One Missed Nap vs. a Pattern
A single skipped nap because of a car ride that went sideways, a loud restaurant, or a disrupted routine is completely normal and recoverable. Move on, adjust the schedule, and don’t stress about it.
But if your baby is consistently fighting a specific nap over the course of several days, it may be a sign they’re ready to drop that nap entirely. The key indicators to watch for are: taking a long time to fall asleep at the usual nap time, sleeping well for one nap but refusing the next, settling fine for naps but then taking forever to fall asleep at bedtime, waking multiple times overnight, or waking before 6 AM and refusing to go back to sleep.
These signs need to show up for at least a week or two before you assume it’s a true nap transition rather than a temporary sleep regression, teething, illness, or a schedule that needs minor tweaking. If your baby is on the young end for dropping a nap and these signs pop up suddenly, it’s more likely a regression than a permanent shift. Give it time before making a big schedule change.
What Not to Do
Resist the urge to keep your baby up even longer in hopes they’ll be “extra tired” and sleep better. This almost always backfires. The longer a baby stays awake past their limit, the more stimulating hormones their body releases, making sleep harder to achieve and lower in quality.

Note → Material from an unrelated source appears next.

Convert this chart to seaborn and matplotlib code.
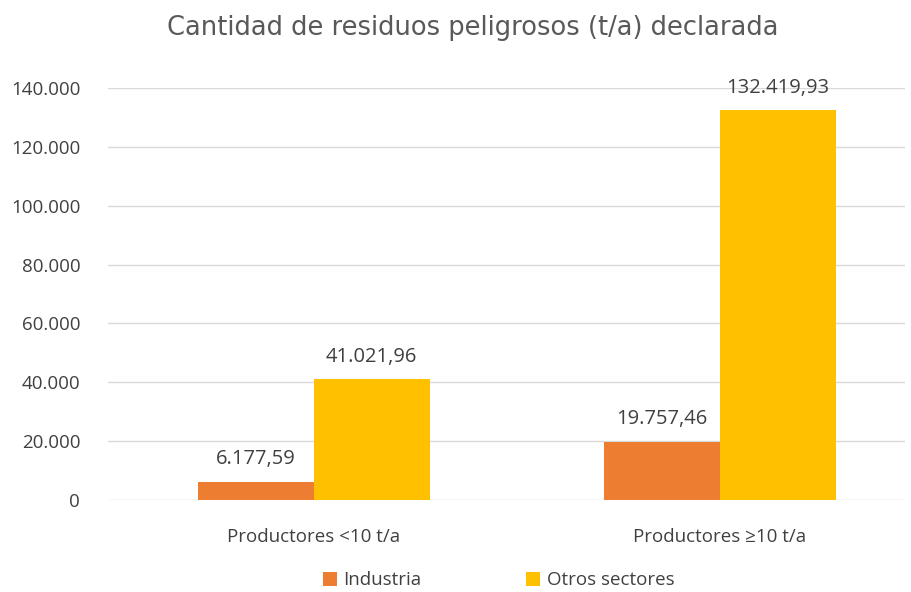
import matplotlib.pyplot as plt
import pandas as pd
import seaborn as sns

# Data
categories = ['Productores <10 t/a', 'Productores ≥10 t/a']
series = ['Industria', 'Otros sectores']
industria = [6177.59, 19757.46]
otros = [41021.96, 132419.93]
colors = ['#ED7D31', '#FFC000']
yticks = [0, 20000, 40000, 60000, 80000, 100000, 120000, 140000]


def fmt_es(v, dec=0):
    s = f'{v:,.{dec}f}'
    return s.replace(',', 'X').replace('.', ',').replace('X', '.')


df = pd.DataFrame({
    'cat': categories * 2,
    'serie': [series[0]] * 2 + [series[1]] * 2,
    'valor': industria + otros,
})

sns.set_style('white')
plt.rcParams['font.family'] = ['Open Sans', 'DejaVu Sans']

fig = plt.figure(figsize=(9.11, 5.92), dpi=100)
ax = fig.add_axes([108 / 911, 1 - 500 / 592, 797 / 911, 412 / 592])

sns.barplot(data=df, x='cat', y='valor', hue='serie', hue_order=series,
            palette=colors, width=0.57, saturation=1, linewidth=0, ax=ax, legend=True)

ax.set_ylim(0, 140000)
ax.set_xlim(-0.507, 1.456)
ax.set_yticks(yticks)
ax.set_yticklabels([fmt_es(v) for v in yticks], fontsize=13.5, color='#404040')
ax.tick_params(axis='y', length=0, pad=20)
ax.tick_params(axis='x', length=0, pad=20, labelsize=13.5, labelcolor='#404040')
ax.yaxis.grid(True, color='#D9D9D9', linewidth=1)
ax.set_axisbelow(True)
for s in ax.spines.values():
    s.set_visible(False)
ax.set_xlabel('')
ax.set_ylabel('')

for cont in ax.containers:
    labels = [fmt_es(b.get_height(), 2) for b in cont]
    ax.bar_label(cont, labels=labels, padding=9, fontsize=14.5, color='#404040')

ax.legend(loc='center', bbox_to_anchor=(0.49, -0.195), ncol=2, frameon=False,
          fontsize=13.5, handlelength=0.75, handleheight=0.75, columnspacing=5.6,
          handletextpad=0.35, labelcolor='#404040')

fig.text(473 / 911, 1 - 28 / 592, 'Cantidad de residuos peligrosos (t/a) declarada',
         ha='center', va='center', fontsize=18.5, color='#595959',
         family=['DejaVu Sans'])

fig.savefig('out.png', dpi=100)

Also avoid letting a late-afternoon rescue nap run too long. If your baby falls asleep at 4:30 PM and you let them sleep for an hour, bedtime may become a battle. Cap any late nap at 15 minutes and then gently wake them.
Finally, don’t try to force a nap through increasingly elaborate efforts if your baby is clearly wide awake and content. Sometimes the nap window has genuinely closed. If 15 to 20 minutes of calm attempts aren’t working and your baby isn’t distressed, move on with your day, keep stimulation low, and focus on pulling bedtime earlier instead.